Qualità dell'aria a Brescia, ecco cosa dice lo studio di UniBs
Aria malata sì. Ma in miglioramento costante da 15 anni ad oggi. Con un dato ulteriore che fa ben sperare: la mortalità legata all’inquinamento atmosferico è in continua diminuzione, così come in crescita è invece l’aspettativa di vita.
Eppure c’è ancora molto da fare per garantire standard minimi di sicurezza per la salute dei cittadini. A dirlo è lo studio sulla «Qualità dell’aria nel bacino padano e nel territorio bresciano» condotto dall’Università degli Studi di Brescia – Dipartimenti di Ingegneria e Sanità pubblica – e promosso dal gruppo A2A Ambiente e Ramet, società consortile per le ricerche ambientali per la metallurgia.
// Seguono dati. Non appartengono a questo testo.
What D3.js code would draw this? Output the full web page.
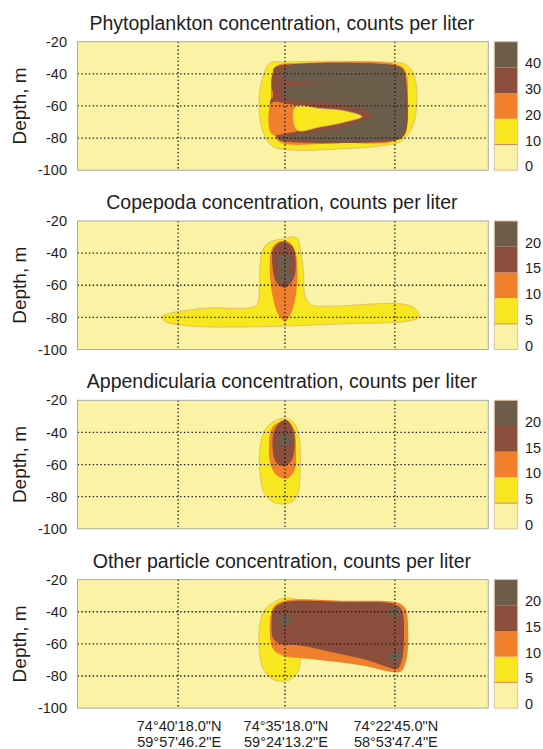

La ricerca, durata 4 anni, si è concentrata sulla valutazione dell’inquinamento atmosferico e l’analisi delle varie fonti emissive, quali traffico veicolare, industrie e agricoltura; individuazioni di soluzioni e azioni efficaci per la riduzione dell’inquinamento e valutazione sugli effetti per la salute dei principali inquinanti atmosferici. Uno studio che pone della basi scientifiche certe, che dovrebbero mettere tutti d’accordo almeno sullo stato dell’arte da cui partire per affrontare i problemi.
Il principale fattore di inquinamento ambientale in Lombardia e a Brescia è il riscaldamento domestico, seguito dal traffico veicolare, dalle attività industriali e dall’agricoltura. Che l’aria sia pessima è testimoniato dai livelli di polveri sottili presenti in atmosfera: Brescia nel 2019 ha già sforato per 36 giorni i 50 microgrammi di Pm10 per metro cubo di aria, e quindi superato il limite annuo di 35 giorni imposto dall'Unione europea. Lo studio offre alle istituzioni un modello matematico, una vera e propria equazione, definita Politica E, per ridurre l’inquinamento atmosferico al costo di 40 milioni di euro all’anno per dieci anni.
E il termoutilizzatore? Stando ai risultati dello studio l’impatto del TU sull’aria della città è dello 0,2% e concorre ad abbattere drasticamente l'incidenza del riscaldamento domestico che è invece la prima, pari al 23%.